I can recognize a good book when I see one. The Absolutely True Diary… is touching, thoughtful, considered, and funny. It features a unique protagonist who is fleshed out honestly and whose diverse perspective (drawn from Sherman Alexie’s own experiences) is a valuable addition to the YA landscape. I came away from reading this book not just with an abstractly increased sense of empathy, but with an actual education.
Should this book be widely read and roundly discussed? Yes, absolutely.
Did I “enjoy” reading it? Sigh, not really.
This won’t be a rant, because it only comes down to one thing: I almost universally hate affected “kid patois” in books by adult authors. It’s not even that kids and teens don’t talk that way; I just don’t like reading it when it comes across as so put-on.
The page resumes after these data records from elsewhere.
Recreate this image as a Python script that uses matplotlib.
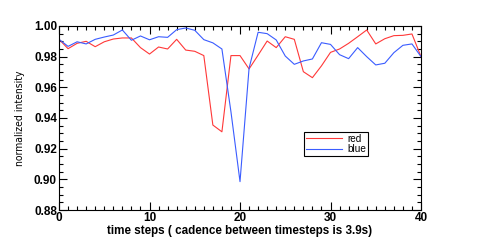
import matplotlib
matplotlib.use('Agg')
import matplotlib.pyplot as plt
from matplotlib.ticker import MultipleLocator
import numpy as np

# normalized intensity per time step
steps = np.arange(41)
red = [0.9913, 0.9852, 0.9887, 0.9900, 0.9865, 0.9897, 0.9915, 0.9922, 0.9922, 0.9859,
       0.9817, 0.9863, 0.9850, 0.9913, 0.9843, 0.9835, 0.9807, 0.9354, 0.9310, 0.9807,
       0.9807, 0.9720, 0.9810, 0.9902, 0.9859, 0.9930, 0.9913, 0.9702, 0.9663, 0.9740,
       0.9828, 0.9850, 0.9887, 0.9930, 0.9974, 0.9883, 0.9917, 0.9937, 0.9939, 0.9948,
       0.9800]
blue = [0.9913, 0.9867, 0.9897, 0.9883, 0.9913, 0.9928, 0.9941, 0.9974, 0.9907, 0.9935,
        0.9910, 0.9930, 0.9926, 0.9976, 0.9987, 0.9972, 0.9911, 0.9890, 0.9850, 0.9440,
        0.8985, 0.9724, 0.9959, 0.9950, 0.9909, 0.9804, 0.9750, 0.9772, 0.9785, 0.9891,
        0.9880, 0.9813, 0.9787, 0.9859, 0.9800, 0.9746, 0.9757, 0.9826, 0.9874, 0.9883,
        0.9800]

plt.rcParams['font.family'] = ['Liberation Sans', 'DejaVu Sans']

fig = plt.figure(figsize=(4.98, 2.42), dpi=100)
ax = fig.add_axes([0.1185, 0.1322, 0.7269, 0.7604])
ax.plot(steps, red, color='#ff3838', lw=0.8, label='red')
ax.plot(steps, blue, color='#3a5cff', lw=0.8, label='blue')

ax.set_xlim(0, 40)
ax.set_ylim(0.88, 1.00)
ax.xaxis.set_major_locator(MultipleLocator(10))
ax.xaxis.set_minor_locator(MultipleLocator(1))
ax.yaxis.set_major_locator(MultipleLocator(0.02))
ax.yaxis.set_minor_locator(MultipleLocator(0.005))
ax.yaxis.set_major_formatter(plt.FormatStrFormatter('%.2f'))
ax.tick_params(which='both', direction='in', top=True, right=True, width=0.8)
ax.tick_params(which='major', length=6, labelsize=8.5, pad=1.5)
ax.tick_params(which='minor', length=3)
for lab in ax.get_xticklabels() + ax.get_yticklabels():
    lab.set_fontweight('bold')
for s in ax.spines.values():
    s.set_linewidth(0.8)

ax.set_xlabel('time steps ( cadence between timesteps is 3.9s)', fontsize=8.4,
              fontweight='bold', labelpad=0.5)
ax.set_ylabel('normalized intensity', fontsize=7.5, family='DejaVu Sans',
              fontstretch='condensed', labelpad=6)

leg = ax.legend(loc='upper left', bbox_to_anchor=(0.677, 0.424), fontsize=7.2,
                fancybox=False, framealpha=1, edgecolor='black', handlelength=3.6,
                borderpad=0.2, labelspacing=0.05, handletextpad=0.5, borderaxespad=0)
leg.get_frame().set_linewidth(0.8)

fig.savefig('out.png', dpi=100)
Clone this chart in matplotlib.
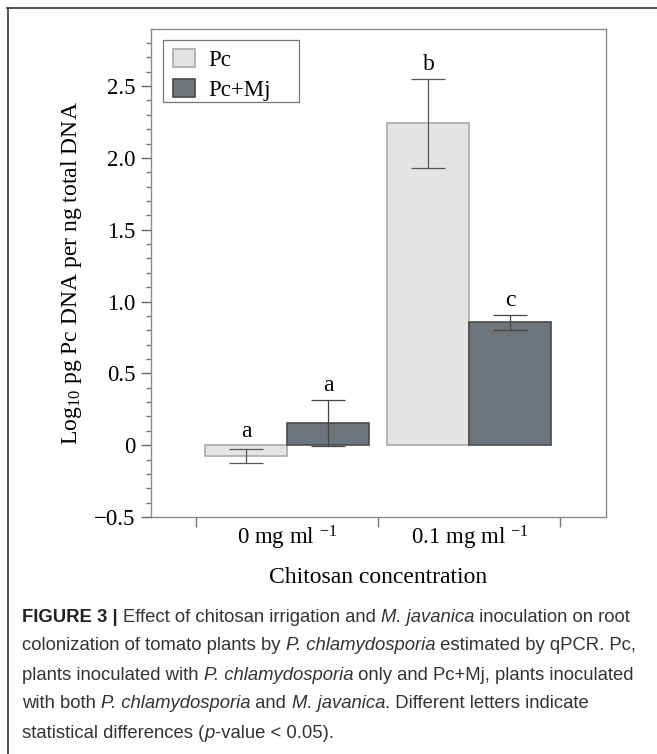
import numpy as np
import matplotlib
matplotlib.use("Agg")
import matplotlib.pyplot as plt
from matplotlib.lines import Line2D
from matplotlib.patches import FancyBboxPatch, Rectangle
from matplotlib.legend_handler import HandlerPatch
from matplotlib import font_manager

# Data
groups = ["0 mg ml $^{-1}$", "0.1 mg ml $^{-1}$"]
series = ["Pc", "Pc+Mj"]
pc_mean = [-0.075, 2.24]
pc_err = [0.052, 0.31]
mj_mean = [0.155, 0.856]
mj_err = [0.16, 0.052]
pc_letters = ["a", "b"]
mj_letters = ["a", "c"]

caption_lines = [
    [("FIGURE 3 | ", "bold"), ("Effect of chitosan irrigation and ", "normal"),
     ("M. javanica", "italic"), (" inoculation on root", "normal")],
    [("colonization of tomato plants by ", "normal"), ("P. chlamydosporia", "italic"),
     (" estimated by qPCR. Pc,", "normal")],
    [("plants inoculated with ", "normal"), ("P. chlamydosporia", "italic"),
     (" only and Pc+Mj, plants inoculated", "normal")],
    [("with both ", "normal"), ("P. chlamydosporia", "italic"), (" and ", "normal"),
     ("M. javanica", "italic"), (". Different letters indicate", "normal")],
    [("statistical differences (", "normal"), ("p", "italic"),
     ("-value < 0.05).", "normal")],
]

serif = "Liberation Serif"
names = {f.name for f in font_manager.fontManager.ttflist}
cap_font = "Liberation Sans Narrow" if "Liberation Sans Narrow" in names else "Liberation Sans"

plt.rcParams["font.family"] = serif
plt.rcParams["mathtext.fontset"] = "custom"
plt.rcParams["mathtext.rm"] = serif
plt.rcParams["mathtext.it"] = serif + ":italic"

light = "#e4e4e4"
dark = "#6e757a"


class RoundHandler(HandlerPatch):
    def create_artists(self, legend, orig_handle, xdescent, ydescent,
                       width, height, fontsize, trans):
        p = FancyBboxPatch((-xdescent + 1, -ydescent), width - 2, height,
                           boxstyle="round,pad=0,rounding_size=4",
                           facecolor=orig_handle.get_facecolor(),
                           edgecolor=orig_handle.get_edgecolor(), lw=1.0)
        p.set_transform(trans)
        return [p]


fig = plt.figure(figsize=(6.57, 7.54), dpi=100)
ax = fig.add_axes([0.2294, 0.3143, 0.693, 0.6477])

x = np.arange(len(groups))
w = 0.45
b1 = ax.bar(x - w / 2, pc_mean, w, color=light, edgecolor="#ababab", lw=1.2, label=series[0])
b2 = ax.bar(x + w / 2, mj_mean, w, color=dark, edgecolor="#4a4a4a", lw=1.2, label=series[1])
ax.errorbar(x - w / 2, pc_mean, yerr=pc_err, fmt="none", ecolor="#555555",
            elinewidth=0.9, capsize=12, capthick=0.9)
ax.errorbar(x + w / 2, mj_mean, yerr=mj_err, fmt="none", ecolor="#444444",
            elinewidth=0.9, capsize=12, capthick=0.9)

for xs, m, e, lets in [(x - w / 2, pc_mean, pc_err, pc_letters),
                       (x + w / 2, mj_mean, mj_err, mj_letters)]:
    for xi, mi, ei, t in zip(xs, m, e, lets):
        top = max(mi + ei, 0.0)
        ax.text(xi, top + 0.06, t, ha="center", va="baseline", fontsize=17)

ax.set_xlim(-0.75, 1.75)
ax.set_ylim(-0.5, 2.9)
ax.set_yticks(np.arange(-0.5, 2.51, 0.5))
ax.set_yticks(np.arange(-0.5, 2.9, 0.1), minor=True)
ax.set_yticklabels(["0" if abs(v) < 1e-9 else f"{v:.1f}".replace("-", "\u2212")
                    for v in np.arange(-0.5, 2.51, 0.5)])
ax.set_xticks([-0.5, 0.5, 1.5])
ax.set_xticklabels([])
ax.set_xticks(x, minor=True)
ax.set_xticklabels(groups, minor=True)
ax.tick_params(axis="x", which="minor", length=0, pad=5, labelsize=16.5)
ax.tick_params(axis="x", which="major", length=7, width=1, color="#777777", direction="out")
ax.tick_params(axis="y", which="major", length=7, width=1, color="#666666",
               direction="out", pad=4, labelsize=16.5)
ax.tick_params(axis="y", which="minor", length=3.7, width=1, color="#777777", direction="out")
for s in ax.spines.values():
    s.set_color("#8a8a8a")
    s.set_linewidth(1.0)

ax.set_ylabel("Log$_{10}$ pg Pc DNA per ng total DNA", fontsize=17)
ax.yaxis.set_label_coords(-0.146, 0.5)
ax.set_xlabel("Chitosan concentration", fontsize=17)
ax.xaxis.set_label_coords(0.5, -0.103)

# legend: entries from the bars, frame drawn as a plain box
leg = ax.legend(handler_map={type(b1.patches[0]): RoundHandler()},
                loc="upper left", bbox_to_anchor=(0.05, 0.958), borderaxespad=0,
                fontsize=16.5, frameon=False,
                handlelength=0.95, handleheight=0.85, handletextpad=0.55,
                labelspacing=0.32, borderpad=0.0)
ax.add_patch(Rectangle((0.0266, 0.849), 0.299, 0.128, transform=ax.transAxes,
                       facecolor="white", edgecolor="#777777", lw=0.9, zorder=4))
leg.set_zorder(5)

# outer border (left and top)
fig.add_artist(Line2D([7.5 / 657, 7.5 / 657], [0, 1 - 8 / 754], transform=fig.transFigure,
                      color="#444444", lw=1.3))
fig.add_artist(Line2D([7 / 657, 1], [1 - 8 / 754, 1 - 8 / 754], transform=fig.transFigure,
                      color="#444444", lw=1.3))

# caption, drawn run by run
fig.canvas.draw()
r = fig.canvas.get_renderer()
y0 = 617
for i, line in enumerate(caption_lines):
    xp = 22
    yp = 1 - (y0 + i * 29) / 754
    for txt, style in line:
        t = fig.text(xp / 657, yp, txt, family=cap_font, fontsize=13.3,
                     color="#333333" if style != "bold" else "#222222",
                     fontweight="bold" if style == "bold" else "normal",
                     fontstyle="italic" if style == "italic" else "normal",
                     va="center", ha="left")
        bb = t.get_window_extent(renderer=r)
        xp += bb.width

fig.savefig("out.png", dpi=100)
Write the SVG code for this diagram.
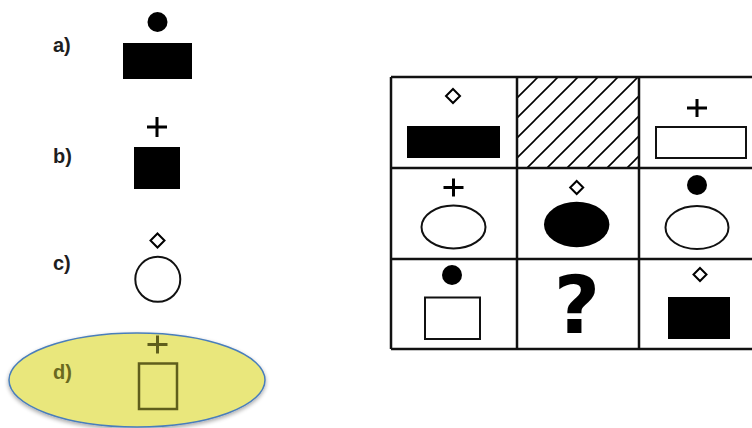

I should have known that this is what to expect when “Diary” is in the title and therefore the prose would be that casual, confessional style, but I just didn’t enjoy it and and didn’t work for me. I’m a grouch.
Still, I have been appreciative of the reactions that this book prompts. It’s kind of appalling how little exposure I’ve had to Native perspectives in the media and arts, and that’s certainly my bad, but it’s also worth the obvious note that the “establishment” hasn’t really promoted these voices with equal fervor to more dominant narratives. I said earlier that I actually felt better educated after reading the book, and that’s because I know sadly fuck-all about living on or near a reservation and only the broadest strokes of how terribly alcohol has affected these communities. Though The Absolutely True Diary… is a work of fiction, it’s the kind of fiction that is clearly based on facts and lived experiences.